BEGIN LISTING
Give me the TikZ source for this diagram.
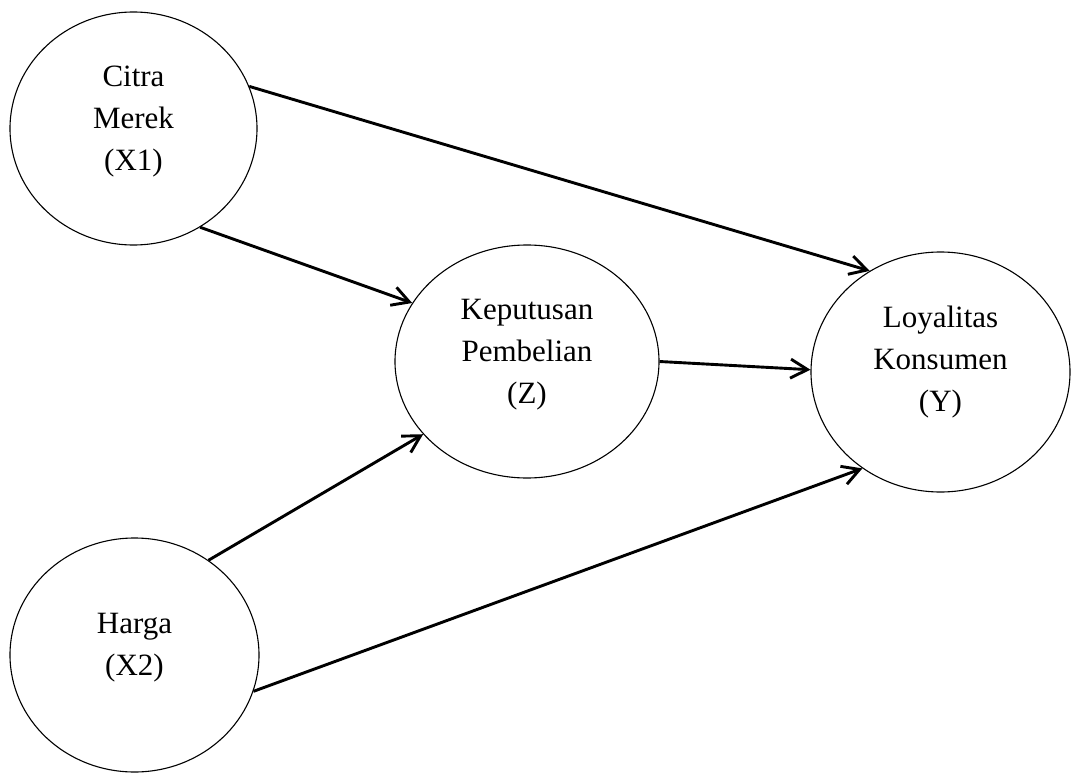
\documentclass[tikz,border=0pt]{standalone}
\usepackage{fontspec}
\setmainfont{Liberation Serif}
\usetikzlibrary{shapes.geometric,arrows.meta}

\begin{document}
\begin{tikzpicture}[x=1pt, y=-1pt,
        var/.style={draw, ellipse, line width=1.1pt, inner sep=0pt},
        lbl/.style={align=center, font=\fontsize{31}{42}\selectfont, yshift=7pt},
        path/.style={line width=2.9pt, -{Straight Barb[length=17pt, width=19pt, line width=2.9pt]}}]
        \useasboundingbox (0,0) rectangle (1071,773);
        \node[var, minimum width=247pt, minimum height=233pt,
            label={[lbl]center:Citra\\Merek\\(X1)}] (citra) at (133.5,128.5) {};
        \node[var, minimum width=249pt, minimum height=234pt,
            label={[lbl]center:Harga\\(X2)}] (harga) at (134.5,655) {};
        \node[var, minimum width=264pt, minimum height=233pt,
            label={[lbl]center:Keputusan\\Pembelian\\(Z)}] (keputusan) at (527,361.5) {};
        \node[var, minimum width=259pt, minimum height=240pt,
            label={[lbl, yshift=3pt]center:Loyalitas\\Konsumen\\(Y)}] (loyalitas) at (940.5,372) {};
        % jalur
        \draw[path] (citra.20.6) -- (loyalitas.125.4);
        \draw[path] (citra.-56.3) -- (keputusan.153.4);
        \draw[path] (keputusan.0) -- (loyalitas.179);
        \draw[path] (harga.52.6) -- (keputusan.-145.5);
        \draw[path] (harga.-17.3) -- (loyalitas.-129.9);
    \end{tikzpicture}
\end{document}
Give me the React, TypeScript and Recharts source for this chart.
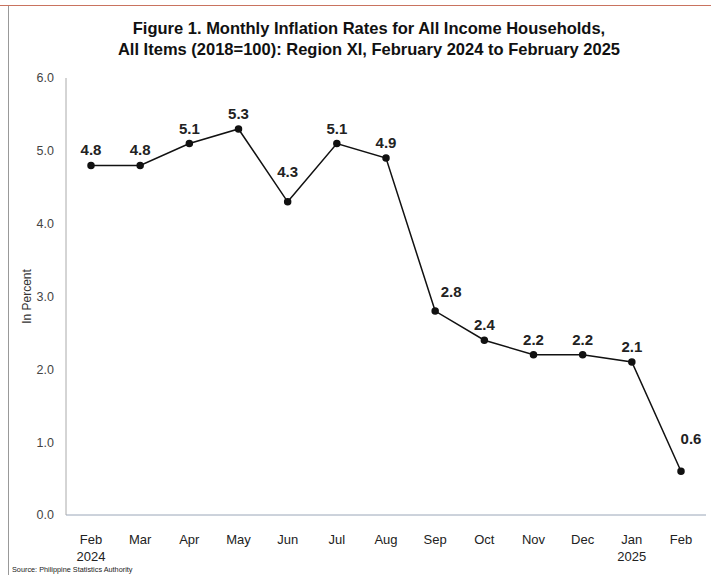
import React from "react"
import { LineChart, Line, XAxis, YAxis, LabelList } from "recharts"

const months = ["Feb", "Mar", "Apr", "May", "Jun", "Jul", "Aug", "Sep", "Oct", "Nov", "Dec", "Jan", "Feb"]
const years = ["2024", "", "", "", "", "", "", "", "", "", "", "2025", ""]
const rates = [4.8, 4.8, 5.1, 5.3, 4.3, 5.1, 4.9, 2.8, 2.4, 2.2, 2.2, 2.1, 0.6]
const yTicks = [0, 1, 2, 3, 4, 5, 6]

const data = months.map((m, i) => ({ key: `${m}-${i}`, month: m, year: years[i], rate: rates[i] }))

const font = "'Liberation Sans', Arial, sans-serif"

function MonthTick(props: any) {
  const { x, y, payload } = props
  const d = data[payload.index]
  return (
    <g>
      <text x={x} y={y + 21} textAnchor="middle" fontSize={13} fill="#222" fontFamily={font}>
        {d.month}
      </text>
      {d.year && (
        <text x={x} y={y + 38} textAnchor="middle" fontSize={13} fill="#222" fontFamily={font}>
          {d.year}
        </text>
      )}
    </g>
  )
}

// label placement tweaks for the crowded spots
function PointLabel(props: any) {
  const { x, y, index, value } = props
  let dx = 0
  let dy = -10
  if (index === 4) dy = -25
  if (index === 7) { dx = 16; dy = -14 }
  if (index === 12) { dx = 10; dy = -27 }
  return (
    <text x={x + dx} y={y + dy} textAnchor="middle" fontSize={15} fontWeight="bold" fill="#222" fontFamily={font}>
      {Number(value).toFixed(1)}
    </text>
  )
}

export default function App() {
  return (
    <div style={{ position: "absolute", left: 0, top: 0, width: 711, height: 575, background: "#fff", overflow: "hidden", fontFamily: font }}>
      <div style={{ position: "absolute", left: 0, top: 5, width: 711, height: 1, background: "#c9735f" }} />
      <div style={{ position: "absolute", left: 8, top: 6, width: 1, height: 569, background: "#999" }} />
      <div style={{ position: "absolute", left: 0, top: 18, width: 738, textAlign: "center", fontWeight: "bold", fontSize: 16.5, lineHeight: "21px", color: "#111" }}>
        Figure 1. Monthly Inflation Rates for All Income Households,
        <br />
        All Items (2018=100): Region XI, February 2024 to February 2025
      </div>
      <LineChart width={711} height={575} data={data} margin={{ top: 78, right: 5, bottom: 0, left: 0 }} style={{ position: "absolute", left: 0, top: 0 }}>
        <XAxis
          dataKey="key"
          tick={<MonthTick />}
          tickLine={false}
          axisLine={{ stroke: "#9aa6b8" }}
          interval={0}
          height={60}
          padding={{ left: 25, right: 25 }}
        />
        <YAxis
          domain={[0, 6]}
          ticks={yTicks}
          tickFormatter={(v: number) => v.toFixed(1)}
          tickLine={false}
          tickSize={0}
          tickMargin={12}
          axisLine={{ stroke: "#aaa" }}
          width={66}
          tick={{ fontSize: 12.5, fill: "#444", fontFamily: font }}
          label={{ value: "In Percent", angle: -90, position: "insideLeft", offset: 27, style: { fontSize: 12, fill: "#333", fontFamily: font, textAnchor: "middle" } }}
        />
        <Line
          dataKey="rate"
          stroke="#111"
          strokeWidth={1.5}
          dot={{ r: 3, fill: "#111", stroke: "#111" }}
          isAnimationActive={false}
        >
          <LabelList dataKey="rate" content={<PointLabel />} />
        </Line>
      </LineChart>
      <div style={{ position: "absolute", left: 12, top: 565, fontSize: 7.3, color: "#222" }}>
        Source: Philippine Statistics Authority
      </div>
    </div>
  )
}
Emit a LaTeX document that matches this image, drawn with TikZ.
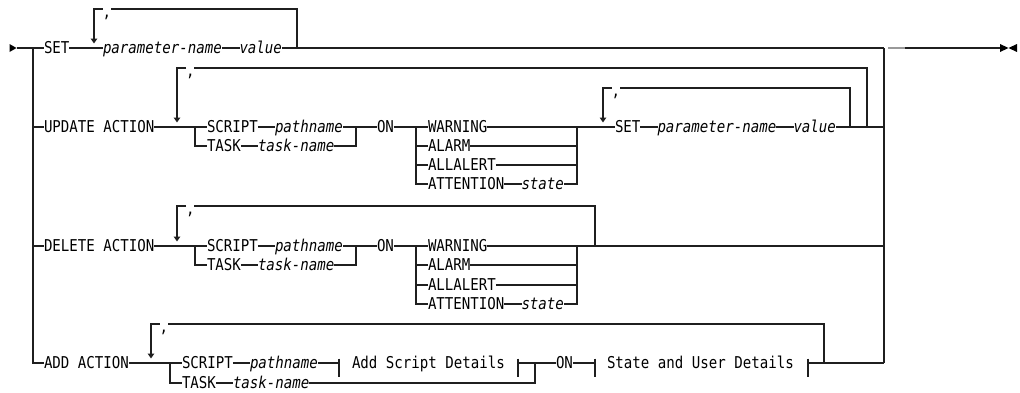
END LISTING
• **TASK INSTRUCTIONS**
All of the records need repeating exactly, except for the pictures.

• **ANSWER FOR THE TASK**
Give me the TikZ source for this diagram.
\documentclass[tikz,border=0pt]{standalone}
\usepackage{fontspec}
\setmainfont{Liberation Serif}
\usetikzlibrary{shapes.geometric,arrows.meta}

\begin{document}
\begin{tikzpicture}[x=1pt, y=-1pt,
        var/.style={draw, ellipse, line width=1.1pt, inner sep=0pt},
        lbl/.style={align=center, font=\fontsize{31}{42}\selectfont, yshift=7pt},
        path/.style={line width=2.9pt, -{Straight Barb[length=17pt, width=19pt, line width=2.9pt]}}]
        \useasboundingbox (0,0) rectangle (1071,773);
        \node[var, minimum width=247pt, minimum height=233pt,
            label={[lbl]center:Citra\\Merek\\(X1)}] (citra) at (133.5,128.5) {};
        \node[var, minimum width=249pt, minimum height=234pt,
            label={[lbl]center:Harga\\(X2)}] (harga) at (134.5,655) {};
        \node[var, minimum width=264pt, minimum height=233pt,
            label={[lbl]center:Keputusan\\Pembelian\\(Z)}] (keputusan) at (527,361.5) {};
        \node[var, minimum width=259pt, minimum height=240pt,
            label={[lbl, yshift=3pt]center:Loyalitas\\Konsumen\\(Y)}] (loyalitas) at (940.5,372) {};
        % jalur
        \draw[path] (citra.20.6) -- (loyalitas.125.4);
        \draw[path] (citra.-56.3) -- (keputusan.153.4);
        \draw[path] (keputusan.0) -- (loyalitas.179);
        \draw[path] (harga.52.6) -- (keputusan.-145.5);
        \draw[path] (harga.-17.3) -- (loyalitas.-129.9);
    \end{tikzpicture}
\end{document}
Give me the React, TypeScript and Recharts source for this chart.
import React from "react"
import { LineChart, Line, XAxis, YAxis, LabelList } from "recharts"

const months = ["Feb", "Mar", "Apr", "May", "Jun", "Jul", "Aug", "Sep", "Oct", "Nov", "Dec", "Jan", "Feb"]
const years = ["2024", "", "", "", "", "", "", "", "", "", "", "2025", ""]
const rates = [4.8, 4.8, 5.1, 5.3, 4.3, 5.1, 4.9, 2.8, 2.4, 2.2, 2.2, 2.1, 0.6]
const yTicks = [0, 1, 2, 3, 4, 5, 6]

const data = months.map((m, i) => ({ key: `${m}-${i}`, month: m, year: years[i], rate: rates[i] }))

const font = "'Liberation Sans', Arial, sans-serif"

function MonthTick(props: any) {
  const { x, y, payload } = props
  const d = data[payload.index]
  return (
    <g>
      <text x={x} y={y + 21} textAnchor="middle" fontSize={13} fill="#222" fontFamily={font}>
        {d.month}
      </text>
      {d.year && (
        <text x={x} y={y + 38} textAnchor="middle" fontSize={13} fill="#222" fontFamily={font}>
          {d.year}
        </text>
      )}
    </g>
  )
}

// label placement tweaks for the crowded spots
function PointLabel(props: any) {
  const { x, y, index, value } = props
  let dx = 0
  let dy = -10
  if (index === 4) dy = -25
  if (index === 7) { dx = 16; dy = -14 }
  if (index === 12) { dx = 10; dy = -27 }
  return (
    <text x={x + dx} y={y + dy} textAnchor="middle" fontSize={15} fontWeight="bold" fill="#222" fontFamily={font}>
      {Number(value).toFixed(1)}
    </text>
  )
}

export default function App() {
  return (
    <div style={{ position: "absolute", left: 0, top: 0, width: 711, height: 575, background: "#fff", overflow: "hidden", fontFamily: font }}>
      <div style={{ position: "absolute", left: 0, top: 5, width: 711, height: 1, background: "#c9735f" }} />
      <div style={{ position: "absolute", left: 8, top: 6, width: 1, height: 569, background: "#999" }} />
      <div style={{ position: "absolute", left: 0, top: 18, width: 738, textAlign: "center", fontWeight: "bold", fontSize: 16.5, lineHeight: "21px", color: "#111" }}>
        Figure 1. Monthly Inflation Rates for All Income Households,
        <br />
        All Items (2018=100): Region XI, February 2024 to February 2025
      </div>
      <LineChart width={711} height={575} data={data} margin={{ top: 78, right: 5, bottom: 0, left: 0 }} style={{ position: "absolute", left: 0, top: 0 }}>
        <XAxis
          dataKey="key"
          tick={<MonthTick />}
          tickLine={false}
          axisLine={{ stroke: "#9aa6b8" }}
          interval={0}
          height={60}
          padding={{ left: 25, right: 25 }}
        />
        <YAxis
          domain={[0, 6]}
          ticks={yTicks}
          tickFormatter={(v: number) => v.toFixed(1)}
          tickLine={false}
          tickSize={0}
          tickMargin={12}
          axisLine={{ stroke: "#aaa" }}
          width={66}
          tick={{ fontSize: 12.5, fill: "#444", fontFamily: font }}
          label={{ value: "In Percent", angle: -90, position: "insideLeft", offset: 27, style: { fontSize: 12, fill: "#333", fontFamily: font, textAnchor: "middle" } }}
        />
        <Line
          dataKey="rate"
          stroke="#111"
          strokeWidth={1.5}
          dot={{ r: 3, fill: "#111", stroke: "#111" }}
          isAnimationActive={false}
        >
          <LabelList dataKey="rate" content={<PointLabel />} />
        </Line>
      </LineChart>
      <div style={{ position: "absolute", left: 12, top: 565, fontSize: 7.3, color: "#222" }}>
        Source: Philippine Statistics Authority
      </div>
    </div>
  )
}
Emit a LaTeX document that matches this image, drawn with TikZ.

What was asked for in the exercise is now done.